The other day I received another invitation to a university debate. The motion was "This House Believes That Israel Asks Too Much And Gives Too Little In The Peace Process" and it was assumed that I would speak in opposition, alongside - maybe - someone from the Israeli Embassy and someone from the Zionist Federation. On the other side, feelers were out to Tony Benn, George Galloway, Tariq Ali and Gerald Kaufman. So you get it: pro-Israel on one side, anti on the other.
Actually, I agree with the motion and I couldn't work out why the organisers thought I would oppose it, other than going by my name and by my not believing that Zionism equals Racism. If by "Israel" they meant Binyamin Netanyahu's government, I would have supported a stronger motion, reading something like, "the current Israeli administration probably doesn't believe in the peace process at all".
But, then, imagine lining up beside someone like Galloway - his tongue still fresh from its excursions into the nether regions of various Middle Eastern dictators - and trying to distinguish your milquetoast criticisms from his bombast.
This would be true in the best of times, but in terms of any peace process, these feel like the worst of times. And few events can have exemplified their awfulness more completely than the murder of the Fogel family, and their hopelessness much more than the reaction to it.
In Britain, outside Jewish communities, there wasn't that much reaction. Settlers, West Bank, murder, extremists - what do you expect? Too much else going on to throw the journalistic kitchen sink at a story like that, even if it did involve kids having their throats cut in their own house.
'Settlements for Murders' has a kind of mad brilliance
In the US it was different, bringing the full intervention of such diplomatic intellects as Glenn Beck. And in Israel, as the shock took hold, the government proclaimed an almost unique policy of automatic responses to such killings. Within a day, the ministerial committee on settlement affairs greenlit the construction of 500 new housing units on the West Bank, advertising this as a response to the Itamar murders.
Next day, the various hardnuts, chauvinists, Eretzers and Bourbonsteins who make up the Israeli cabinet began an auction to see who could propose the most new West Bank buildings per settler victim. The Interior Minister, Eli Yishai, thought 100 was not enough, and that the ratio should be 1,000 units per corpse. The Shas Housing Minister demanded Hebrew concrete all over "Judea and Samaria".
There is a kind of mad brilliance about this attitude - what the blogger Yahel Barak has called Settlements for Murders (replacing Land for Peace). One of the main problems in reaching any eventual two-state agreement is the continued building of settlements on non-Israeli territory. Another is terrorism. Now, of course, the kind of person who decapitates babies is not really looking for a peaceful solution, and probably prefers war and annihilation. So what you do - if you're an Israeli bongo-brain - is that you link your own anti-agreement moves to the murderer's anti-peace violence, and create the perfect polarising ratchet. Murders, settlements up, peace further away, hopelessness, murders up, settlements up, peace impossible.

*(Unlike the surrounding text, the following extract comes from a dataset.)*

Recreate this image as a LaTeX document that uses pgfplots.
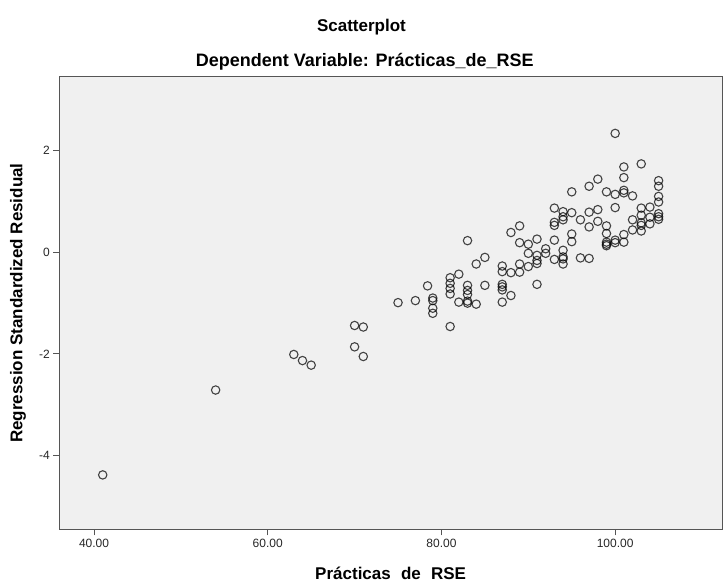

An inevitable effect is to knock out any middle ground, to squeeze to nothing any room for progress, to suffocate any chance of compromise.
And then what happens? What happens is that the rest of us are invited, not just to tolerate this madness, but actually to take sides in it - to stand for Palestine with the Galloways over here, or for the Jewish state with the Likudniks and Shasites over there. Those who actually don't believe in, or want, any realistic or conceivable solution (who fantasise, don't they, about some eventual victory in which the "other" will somehow disappear) will demand that we take their part in it. With Us or with Them. Choose.
Another example. Mahmoud Abbas is bound to try publicly to reach some sort of accommodation with Hamas in Gaza, so that the Palestinian entity can eventually reunite, and new elections be held. For the peace process, in the longer term, it is important that this happens. In fact, you can't have peace without it. But if you were the kind of Israeli who believes that keeping Gaza separate means the possibility of a successful annexation of the West Bank, then you might insist on Abbas not entering any dialogue with Hamas. And this, Netanyahu has done.
So let's call things by their names. The people who murdered the Fogels are barbarians. And the Israeli government is made up of people who don't want peace, but dream of victory.